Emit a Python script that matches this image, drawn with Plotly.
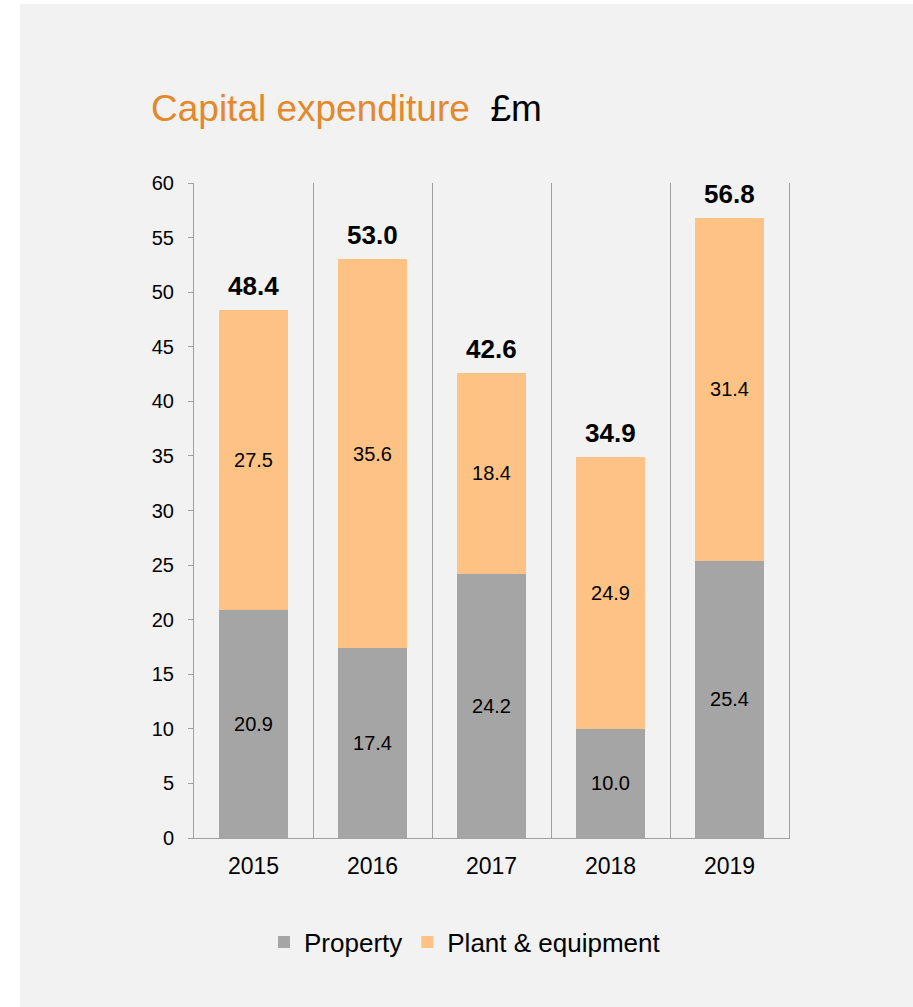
import plotly.graph_objects as go

years = ["2015", "2016", "2017", "2018", "2019"]
property_vals = [20.9, 17.4, 24.2, 10.0, 25.4]
plant_vals = [27.5, 35.6, 18.4, 24.9, 31.4]
y_ticks = [0, 5, 10, 15, 20, 25, 30, 35, 40, 45, 50, 55, 60]

FONT = "Arial, 'Liberation Sans', sans-serif"
GRAY = "#a5a5a5"
ORANGE = "#ffc285"
AXIS = "#a0a0a0"
BG = "#f2f2f2"

W, H = 913, 1007
L, R, T, B = 194, 124, 183, 169
pw, ph = W - L - R, H - T - B

def px_x(p):
    return (p - L) / pw

def px_y(p):
    return (H - B - p) / ph

fig = go.Figure()
fig.add_trace(go.Bar(
    x=years, y=property_vals, name="Property",
    marker=dict(color=GRAY, line=dict(width=0)),
    text=[f"{v:.1f}" for v in property_vals],
    textposition="inside", insidetextanchor="middle",
    textfont=dict(size=20, color="black", family=FONT),
    hoverinfo="skip",
))
fig.add_trace(go.Bar(
    x=years, y=plant_vals, name="Plant & equipment",
    marker=dict(color=ORANGE, line=dict(width=0)),
    text=[f"{v:.1f}" for v in plant_vals],
    textposition="inside", insidetextanchor="middle",
    textfont=dict(size=20, color="black", family=FONT),
    hoverinfo="skip",
))

totals = [a + b for a, b in zip(property_vals, plant_vals)]
for i, t in enumerate(totals):
    fig.add_annotation(
        x=i, y=t, text=f"<b>{t:.1f}</b>", showarrow=False,
        xref="x", yref="y", yanchor="bottom", yshift=7,
        font=dict(size=26, color="black", family=FONT),
    )

# white strips outside the gray panel
fig.add_shape(type="rect", xref="paper", yref="paper",
              x0=px_x(0), x1=px_x(20), y0=px_y(H), y1=px_y(0),
              fillcolor="white", line=dict(width=0), layer="above")
fig.add_shape(type="rect", xref="paper", yref="paper",
              x0=px_x(0), x1=px_x(W), y0=px_y(4), y1=px_y(0),
              fillcolor="white", line=dict(width=0), layer="above")

fig.update_layout(
    width=W, height=H,
    margin=dict(l=L, r=R, t=T, b=B, pad=0),
    paper_bgcolor=BG, plot_bgcolor=BG,
    barmode="stack", bargap=0.42,
    font=dict(family=FONT, color="black"),
    title=dict(
        text="<span style='color:#e3892b'>Capital expenditure</span>\u00a0\u00a0£m",
        x=151 / W, xanchor="left", xref="container",
        y=1 - 108 / H, yanchor="middle", yref="container",
        font=dict(size=37, color="black", family=FONT),
    ),
    xaxis=dict(
        type="category", categoryarray=years, categoryorder="array",
        tickson="boundaries", showgrid=True,
        gridcolor=AXIS, gridwidth=1, ticks="", showline=True,
        linecolor=AXIS, linewidth=1,
        tickfont=dict(size=23, color="black"), ticklabelstandoff=7,
        zeroline=False, range=[-0.5, 4.5], tickangle=0,
    ),
    yaxis=dict(
        range=[0, 60], tickvals=y_ticks, showgrid=False, zeroline=False,
        showline=True, mirror=True, linecolor=AXIS, linewidth=1,
        ticks="outside", ticklen=5, tickcolor=AXIS,
        tickfont=dict(size=20, color="black"), ticklabelstandoff=10,
    ),
    showlegend=True,
    legend=dict(
        orientation="h", x=px_x(465), xanchor="center",
        y=px_y(942), yanchor="middle",
        font=dict(size=26, color="black"), bgcolor="rgba(0,0,0,0)",
        traceorder="normal",
    ),
)

fig.write_html("out.html", config={"displayModeBar": False},
               post_script="document.body.style.margin='0';")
◆ ◆ ◆ ◆
Return the material line for line, from its beginning to the line that contains "50, 55, 60]", with the pictures left out.

◆ Reply to the exercise
Emit a Python script that matches this image, drawn with Plotly.
import plotly.graph_objects as go

years = ["2015", "2016", "2017", "2018", "2019"]
property_vals = [20.9, 17.4, 24.2, 10.0, 25.4]
plant_vals = [27.5, 35.6, 18.4, 24.9, 31.4]
y_ticks = [0, 5, 10, 15, 20, 25, 30, 35, 40, 45, 50, 55, 60]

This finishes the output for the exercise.